Wild mushroom Duxelle

Can someone give me a definitive recipe for this please? I just googled it and have seen so many variations I'm confused! Some use parsley, some use thyme, some use nutmeg, some use nothing but mushroom and onions.

If I was to make it up and then pop it into a stew or something would the mushies be much the same as if they were fresh?
cab

Re: Wild mushroom Duxelle

It's traditional, so there are as many recipes as there are people who make it Smile

If you want the shrooms for a stew, cut them enough to flick out the maggots and then put them in a pan with some softened down shallot or onion, maybe some garlic, maybe some thyme, maybe some parsley. I myself use onion and thyme, and also some pepper. Cook them down on a low heat with enough oil to stop them sticking until they're mostly dry. Let 'em cool and freeze.

I normally used dried mushrooms for stew and soup, and duxelle for pate, ravioli, etc. I think that some duxelles are quite superb; last year we were immensely lucky to be inundated with the prince, in May, and they cook down to the best duxelle I know. Horse mushrooms are also good, but parasol duxelle isn't quite so successful. Blewit duxelle is so strongly flavoured it's almost unpleasant... What else have I made... Errm... Pluteus duxelle tastes of very little, Agrocybe cylindracea is excellent... Clouded agaric is good but alledgedly toxic... Never been impressed with puffball duxelle (doesn't seem to reduce to far), boletus is better dried.
nettie

Thanks Cab, well I bit the bullet anyway and went for onion, garlic, nutmeg and lemon thyme. I had a variety of mushrooms in there - parasols, horse mushrooms, field mushrooms and tawny grisettes.

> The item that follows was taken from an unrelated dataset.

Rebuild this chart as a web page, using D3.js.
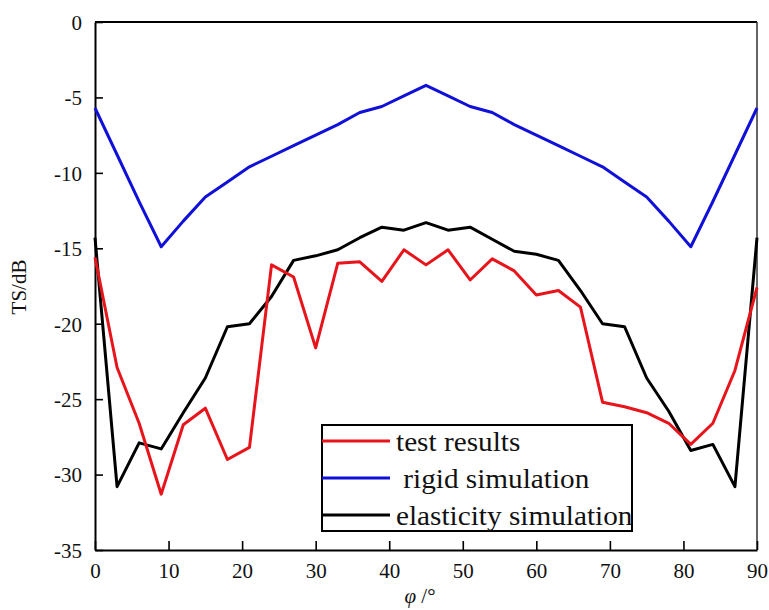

It's come out lovely - I think I'll use it as a base for soup, as well as for pate. There are loads more horse mushrooms on the way from a new little patch I found today ( they might actually be agaricus excellens or whatever it's called - as the tops are slightly yellow/buff and a couple have a more pointy top, and with weeny little fluffy sort of scales all over.) They're blimmin' delicious. Which makes up for the fact that some b&$+&^d plundered my lovely crop of parasols before they'd even opened. Grrr!